If it's true, as Albert Einstein famously observed, that "God does not play dice with the universe"--and I would submit, so far as we can agree on what "God," "play," "dice," and "universe" means, that he was right--then it follows God does not play favorites either. That runs contrary to how we'd like to think it, that America is a chosen land, Americans are a chosen people, and American religious people like to think they are specifically, so far as this is the generation out of the millions and billions of previous generations, that will experience the Rapture, the End of Days, the Second Coming, the Tribulation, the Final Revelation, however we want to think of it, that they are the final, most glorious, most sunk in depravity and thus held highest by God. But it isn't so.
Neither the United States, or Christians, or American Christians--indeed, or Americans or Twenty-First Century peoples or Jews or converted Jews or Muslims or, well, or anyone you'd like to name--none of these are chosen or favorites. When it comes to natural disasters, we all drown or are dashed against rocks and trees exactly the same. When it comes to man-made disasters, we all crumble after being hit by bullets or have our organs ruptured from being trampled exactly the same. The only difference lies in that some of us experience this and some of us don't. But the ones who don't really have no cause to proclaim themselves somehow better than the ones who do, because when it's all said and done, no matter how it comes, death is something we all experience.
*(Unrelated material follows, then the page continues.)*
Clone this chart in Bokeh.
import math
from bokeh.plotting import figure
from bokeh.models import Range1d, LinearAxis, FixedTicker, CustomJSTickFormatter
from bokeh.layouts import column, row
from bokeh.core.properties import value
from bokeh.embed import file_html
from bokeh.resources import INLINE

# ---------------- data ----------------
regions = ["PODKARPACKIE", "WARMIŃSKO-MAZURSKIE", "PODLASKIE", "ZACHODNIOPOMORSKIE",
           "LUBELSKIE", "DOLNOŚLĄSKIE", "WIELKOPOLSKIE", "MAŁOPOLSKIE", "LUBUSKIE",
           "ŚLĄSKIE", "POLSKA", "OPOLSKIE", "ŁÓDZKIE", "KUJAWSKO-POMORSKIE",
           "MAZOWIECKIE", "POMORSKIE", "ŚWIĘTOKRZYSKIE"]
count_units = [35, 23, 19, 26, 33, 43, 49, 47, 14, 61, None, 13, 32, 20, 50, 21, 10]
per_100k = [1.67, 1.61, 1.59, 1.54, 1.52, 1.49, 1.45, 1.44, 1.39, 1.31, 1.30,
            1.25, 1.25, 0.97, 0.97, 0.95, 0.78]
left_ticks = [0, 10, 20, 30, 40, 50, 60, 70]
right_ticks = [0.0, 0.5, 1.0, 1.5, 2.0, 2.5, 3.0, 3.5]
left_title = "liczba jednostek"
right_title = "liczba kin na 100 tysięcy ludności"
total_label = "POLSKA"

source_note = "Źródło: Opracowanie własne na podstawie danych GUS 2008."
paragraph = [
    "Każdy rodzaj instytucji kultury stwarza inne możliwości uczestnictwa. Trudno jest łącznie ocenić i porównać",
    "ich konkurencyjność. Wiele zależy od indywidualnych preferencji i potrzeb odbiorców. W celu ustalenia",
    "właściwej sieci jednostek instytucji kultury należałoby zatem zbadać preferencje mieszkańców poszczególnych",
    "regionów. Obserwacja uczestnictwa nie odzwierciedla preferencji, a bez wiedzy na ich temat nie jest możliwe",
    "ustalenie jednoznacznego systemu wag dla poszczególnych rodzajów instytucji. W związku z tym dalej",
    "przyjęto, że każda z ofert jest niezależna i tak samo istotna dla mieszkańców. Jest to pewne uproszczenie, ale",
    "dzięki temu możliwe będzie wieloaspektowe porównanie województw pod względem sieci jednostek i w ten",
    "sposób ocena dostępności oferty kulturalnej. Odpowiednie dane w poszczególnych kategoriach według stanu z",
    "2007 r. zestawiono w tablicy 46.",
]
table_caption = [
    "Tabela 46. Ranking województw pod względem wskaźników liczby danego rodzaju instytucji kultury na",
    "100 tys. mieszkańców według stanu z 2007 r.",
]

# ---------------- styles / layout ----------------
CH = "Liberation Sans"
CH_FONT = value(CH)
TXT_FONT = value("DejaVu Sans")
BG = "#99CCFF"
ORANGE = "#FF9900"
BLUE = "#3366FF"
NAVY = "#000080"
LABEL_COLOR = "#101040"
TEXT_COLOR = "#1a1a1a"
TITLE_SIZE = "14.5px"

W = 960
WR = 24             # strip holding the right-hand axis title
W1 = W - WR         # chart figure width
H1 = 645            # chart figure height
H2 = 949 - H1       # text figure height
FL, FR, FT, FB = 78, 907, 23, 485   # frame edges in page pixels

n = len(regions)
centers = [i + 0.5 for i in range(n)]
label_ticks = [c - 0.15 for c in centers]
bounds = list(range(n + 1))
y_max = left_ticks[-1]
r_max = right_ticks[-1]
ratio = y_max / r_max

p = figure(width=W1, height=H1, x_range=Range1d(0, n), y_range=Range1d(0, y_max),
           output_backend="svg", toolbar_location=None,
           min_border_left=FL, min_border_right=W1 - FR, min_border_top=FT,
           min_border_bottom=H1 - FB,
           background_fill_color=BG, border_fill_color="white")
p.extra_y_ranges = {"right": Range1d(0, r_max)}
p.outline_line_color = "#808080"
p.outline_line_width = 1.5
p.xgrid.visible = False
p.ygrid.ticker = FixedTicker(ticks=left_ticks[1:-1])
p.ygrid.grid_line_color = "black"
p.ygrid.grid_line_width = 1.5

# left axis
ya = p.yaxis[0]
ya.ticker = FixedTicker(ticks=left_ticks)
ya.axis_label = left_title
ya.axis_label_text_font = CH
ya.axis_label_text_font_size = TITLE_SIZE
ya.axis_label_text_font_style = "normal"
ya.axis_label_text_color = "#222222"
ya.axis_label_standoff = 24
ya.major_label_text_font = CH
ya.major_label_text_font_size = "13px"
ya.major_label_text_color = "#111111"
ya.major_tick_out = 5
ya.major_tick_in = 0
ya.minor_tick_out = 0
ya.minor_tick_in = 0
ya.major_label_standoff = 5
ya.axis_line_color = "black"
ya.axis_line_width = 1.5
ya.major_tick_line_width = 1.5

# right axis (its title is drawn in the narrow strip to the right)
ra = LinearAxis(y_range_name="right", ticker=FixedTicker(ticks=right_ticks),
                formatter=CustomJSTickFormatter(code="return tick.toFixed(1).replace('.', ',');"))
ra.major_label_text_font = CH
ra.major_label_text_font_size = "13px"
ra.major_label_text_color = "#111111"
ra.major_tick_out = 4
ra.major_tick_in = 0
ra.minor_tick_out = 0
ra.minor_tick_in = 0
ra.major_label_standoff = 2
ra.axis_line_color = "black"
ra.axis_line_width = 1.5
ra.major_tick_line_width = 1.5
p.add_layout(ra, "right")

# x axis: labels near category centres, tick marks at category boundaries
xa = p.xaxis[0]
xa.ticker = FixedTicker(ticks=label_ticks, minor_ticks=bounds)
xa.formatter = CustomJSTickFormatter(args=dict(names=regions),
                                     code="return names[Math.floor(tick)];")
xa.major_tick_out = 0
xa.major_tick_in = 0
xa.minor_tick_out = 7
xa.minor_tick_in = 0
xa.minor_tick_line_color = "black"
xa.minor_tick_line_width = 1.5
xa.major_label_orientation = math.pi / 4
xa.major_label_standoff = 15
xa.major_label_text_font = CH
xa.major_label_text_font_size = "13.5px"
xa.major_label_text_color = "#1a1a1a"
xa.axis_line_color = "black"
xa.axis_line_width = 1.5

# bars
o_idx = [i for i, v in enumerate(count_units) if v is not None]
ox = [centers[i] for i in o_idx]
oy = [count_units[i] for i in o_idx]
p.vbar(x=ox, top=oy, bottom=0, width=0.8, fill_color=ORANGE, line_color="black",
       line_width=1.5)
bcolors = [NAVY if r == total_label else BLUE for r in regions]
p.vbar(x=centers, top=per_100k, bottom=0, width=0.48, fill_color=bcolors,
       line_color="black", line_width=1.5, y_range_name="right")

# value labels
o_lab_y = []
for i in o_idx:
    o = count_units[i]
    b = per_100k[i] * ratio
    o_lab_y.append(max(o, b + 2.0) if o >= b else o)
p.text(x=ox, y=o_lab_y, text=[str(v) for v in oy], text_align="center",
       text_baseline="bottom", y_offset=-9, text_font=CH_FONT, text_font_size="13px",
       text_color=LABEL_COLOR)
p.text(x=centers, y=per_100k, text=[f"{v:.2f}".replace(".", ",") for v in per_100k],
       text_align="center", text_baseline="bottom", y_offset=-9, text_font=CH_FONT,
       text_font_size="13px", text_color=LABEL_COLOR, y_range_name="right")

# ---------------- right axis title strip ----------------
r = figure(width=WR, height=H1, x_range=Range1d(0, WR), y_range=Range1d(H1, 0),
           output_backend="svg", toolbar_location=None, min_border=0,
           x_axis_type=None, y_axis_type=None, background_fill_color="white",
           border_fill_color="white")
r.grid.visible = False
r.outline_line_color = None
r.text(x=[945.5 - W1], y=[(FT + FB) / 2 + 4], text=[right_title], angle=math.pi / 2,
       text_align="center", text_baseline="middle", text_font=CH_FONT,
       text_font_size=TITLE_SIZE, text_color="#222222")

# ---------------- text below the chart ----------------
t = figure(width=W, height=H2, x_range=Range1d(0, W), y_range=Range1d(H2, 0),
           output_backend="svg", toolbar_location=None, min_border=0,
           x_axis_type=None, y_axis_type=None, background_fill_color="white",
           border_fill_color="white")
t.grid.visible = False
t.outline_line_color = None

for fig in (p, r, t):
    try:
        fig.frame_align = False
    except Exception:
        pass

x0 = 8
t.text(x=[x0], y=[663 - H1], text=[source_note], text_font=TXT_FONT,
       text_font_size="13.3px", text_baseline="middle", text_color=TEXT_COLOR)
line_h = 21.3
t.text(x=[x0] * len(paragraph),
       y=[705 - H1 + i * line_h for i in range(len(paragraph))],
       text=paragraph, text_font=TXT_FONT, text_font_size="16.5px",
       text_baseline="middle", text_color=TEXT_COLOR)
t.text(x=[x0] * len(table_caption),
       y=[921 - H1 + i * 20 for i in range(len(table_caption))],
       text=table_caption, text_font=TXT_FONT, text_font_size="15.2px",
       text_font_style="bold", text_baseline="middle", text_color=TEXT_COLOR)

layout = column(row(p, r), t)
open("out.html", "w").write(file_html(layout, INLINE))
So does it mean anything when a middle-aged white man opts to take out whatever frustrations or psychoses or hatreds he may have by shooting at least 550 people, outright killing nearly 60 of them, with whatever combination of semiautomatic guns he could collect and spitting bullets like watermelon seeds into a crowd composed of, mostly, other white middle-aged Americans enjoying a type of music endemic to America while having its roots in African and Celtic sounds? It doesn't. And it does.
When I say it doesn't matter I mean it doesn't matter that it happened in Las Vegas, Nevada, any more than when it happens in Myanmar or the Democratic Republic of Congo. It often seems as if massacres, the purposeful slaughter of large groups of people by other groups or individuals, is the default setting for humankind. That fact should give us pause.
But when I say it does matter what I mean is that any slaughter of people is reprehensible, and I suspect to God it is all populicide, the killing of people.
It matters too because in Las Vegas, Nevada, unlike in Myanmar or DRC where there are often great, sudden outbursts of violence, often by the authorities, there is no excuse for it happening.
This isn't another anti-gun or anti-weapon or even anti-Second Amendment diatribe. We've all heard those and we fall on one side or the other often depending on our use or non-use of those same weapons. What it is is an observation. As others have pointed out, Americans decided gun control was a non-issue when we decided (and we did decide, make no mistake, we decided as firmly as if we'd fired the shots ourselves) that 20 grade school children were a tolerable sacrifice to have greater access to guns than at any peaceful time in history. We will bury our dead, we will cry and lament over them, and then we will pretend to be shocked when it happens again, bigger, louder, with greater loss of life and perhaps with our own children or parents or cousins or friends among the dead. We will go on as if we have no more determination than the dice in Einstein's quote.